Yes, BASIC is much slower than assembly for many operations. For an easy example, try out this program on a Commodore 64 or emulator:

for i = 1024 to 1984 : poke i,peek(i) or 128 : next

You will see each character on the screen reverse, row by row, over the course of ten seconds. By contrast, the exact same routine in machine language inverts the entire screen in a fraction of a second; there's almost no perceptable gap between the first character and last character being inverted. (The source and a BASIC loader for it are appended below, if you want to see how it works or run it yourself.)

The two main issues that make it much slower are that each line of BASIC is read and interpreted before it's executed, and the data formats used by BASIC often have much higher overhead than the wider variety of formats one can use in machine language.

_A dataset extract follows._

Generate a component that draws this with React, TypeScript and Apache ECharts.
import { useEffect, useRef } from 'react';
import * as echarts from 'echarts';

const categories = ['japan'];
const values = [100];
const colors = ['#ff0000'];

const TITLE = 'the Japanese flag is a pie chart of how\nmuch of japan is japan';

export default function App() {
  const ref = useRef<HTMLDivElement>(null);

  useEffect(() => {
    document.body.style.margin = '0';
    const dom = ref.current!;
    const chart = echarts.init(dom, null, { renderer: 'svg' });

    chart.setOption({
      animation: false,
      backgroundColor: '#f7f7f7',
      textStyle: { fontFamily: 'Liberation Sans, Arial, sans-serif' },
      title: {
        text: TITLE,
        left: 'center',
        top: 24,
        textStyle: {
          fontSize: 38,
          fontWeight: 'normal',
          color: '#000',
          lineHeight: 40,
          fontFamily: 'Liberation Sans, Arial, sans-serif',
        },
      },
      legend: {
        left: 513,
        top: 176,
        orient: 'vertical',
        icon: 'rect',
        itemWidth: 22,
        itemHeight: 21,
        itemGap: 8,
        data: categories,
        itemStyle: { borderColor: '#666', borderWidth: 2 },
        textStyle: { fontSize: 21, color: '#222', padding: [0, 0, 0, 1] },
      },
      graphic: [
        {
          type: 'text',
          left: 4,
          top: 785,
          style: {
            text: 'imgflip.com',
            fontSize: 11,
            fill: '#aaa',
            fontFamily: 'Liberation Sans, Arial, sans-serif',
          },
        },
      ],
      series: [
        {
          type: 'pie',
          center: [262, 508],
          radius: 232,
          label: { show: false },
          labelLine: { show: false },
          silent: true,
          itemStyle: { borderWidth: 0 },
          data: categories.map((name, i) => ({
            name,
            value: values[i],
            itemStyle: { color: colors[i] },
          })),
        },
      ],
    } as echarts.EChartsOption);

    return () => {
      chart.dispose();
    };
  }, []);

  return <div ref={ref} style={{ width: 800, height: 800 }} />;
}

In some cases the latter is due to BASIC not using the most efficient formats it has available. For example, BASIC always uses floating point for the index of a for loop rather than having extra code to determine whether it could use integer variables instead. Thus, adding one to i in the code above ends up executing machine-language procedures to copy several bytes of data to the FAC (floating point accumator), do the floating point addition, and copy it back out. This is many dozens of instructions, whereas a loop that meets the restrictions that allow integers to be used (as in the machine-language routine below) can do its math in a small handful of instructions.

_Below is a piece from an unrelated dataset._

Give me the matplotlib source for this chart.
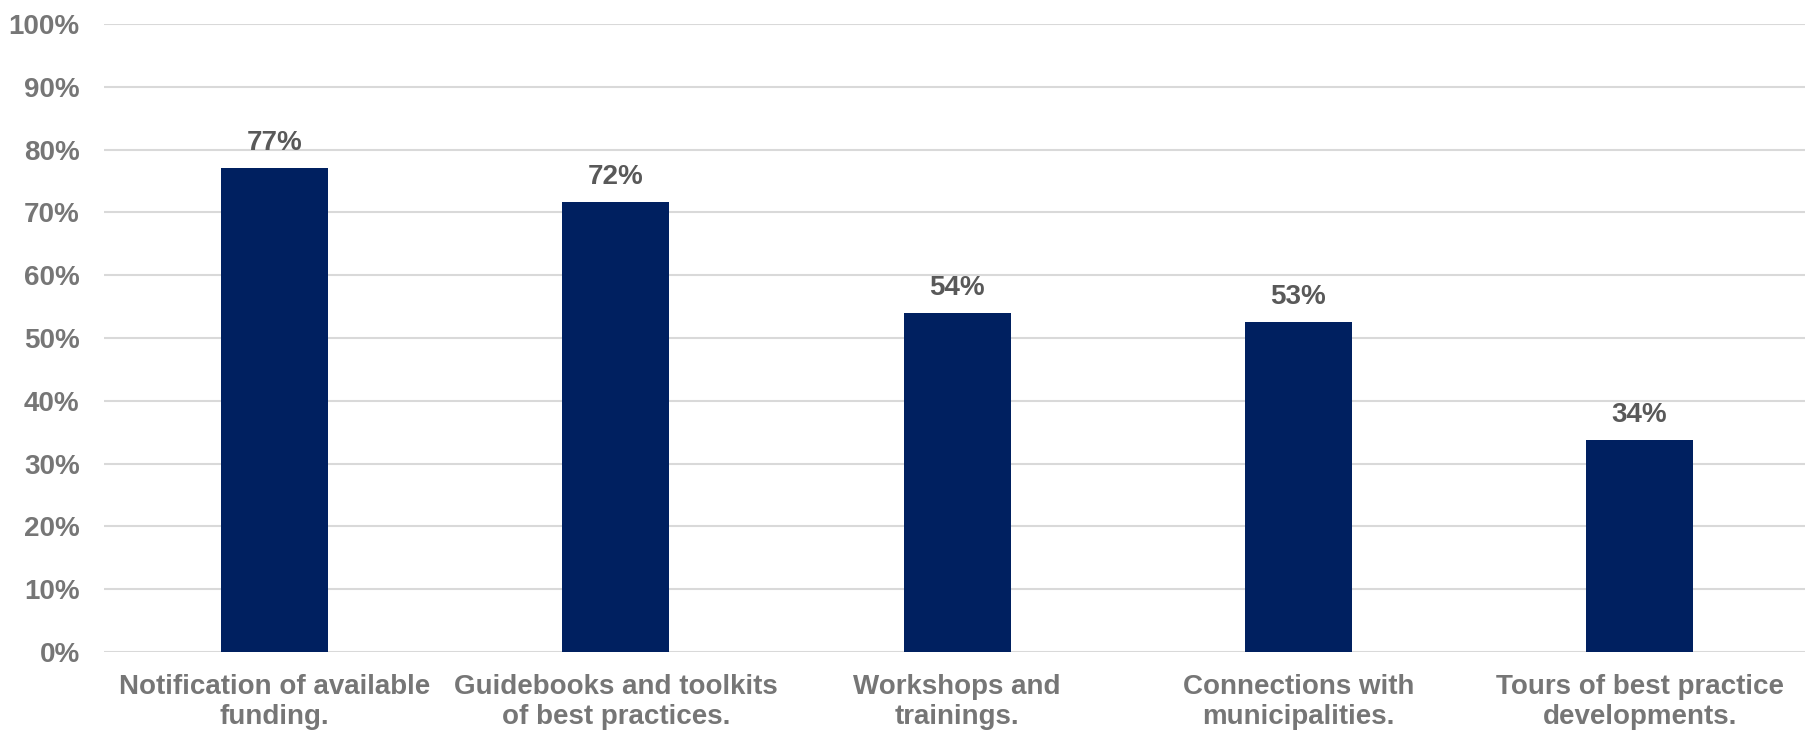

In other cases, BASIC just doesn't support at all the kind of techniques and formats you can use in assembler. As Harper points out in a comment below, unrolling the loop in the following assembly routine would save some arithmetic and several memory lookups, probably doubling the speed of the routine. That kind of optimization is something that assembler programmers can do in the right circumstances, and you can't really work at the level at all in BASIC.


Appendix

The following is a machine language routine to invert the screen on a Commodore 64 in a way similar to how it was done in BASIC above. Note that this is deliberately not optimized; it's written instead with an eye towards clarity and generality. (For example, a simple change could make this update 32 KB, rather than just 1 KB.)

All numbers in the listing are in hexadecimal (base 16). The # in front of some of them means to load that actual number itself into the A or Y register; otherwise it's loading data from the address in memory specified by that number. In the case of the [addr],Y references, it's loading a 16-bit address from addr, adding the Y register to that value, and that determines the memory location of the load or store. We need to do this because the Y register is only 8 bits, holding values up to only FF (256 decimal), so we need to count through 256 four times to to read and write all 1024 screen addresses. (Actually, there are only 960 displayed on the screen, but we do 4×256 to keep the code simple.)

00FC        addr      .equ 00fc     ; unused zero-page location

C000 A9 00  invscr:   lda  #00      ; screen RAM start low byte
C002 85 FC            sta  addr     ; unused zero-page location
C004 A9 04            lda  #04      ; screen RAM start high byte
C006 85 FD            sta  addr+1   ; unused zero-page location
C008 A0 00  nextpage: ldy  #00      ; set 8-bit register Y to 0
C00A B1 FC  nextchar: lda  [addr],Y ; load character from addr + Y
C00C 09 80            ora  #80      ; set bit 7 to make it inverse
C00E 91 FC            sta  [addr],y ; store modified character
C010 C8               iny           ; increment Y
C011 D0 F7            bne  nextchar ; branch back if y != 0
C013 E6 FD            inc  addr+1   ; increment 16-bit screen address by 256
C015 A5 FD            lda  addr+1
C017 C9 08            cmp  #08      ; reached end of screen?
C019 D0 ED            bne  nextpage
C01B 60               rts

And here's a BASIC program that will load the routine; you can run it after that with sys 49152.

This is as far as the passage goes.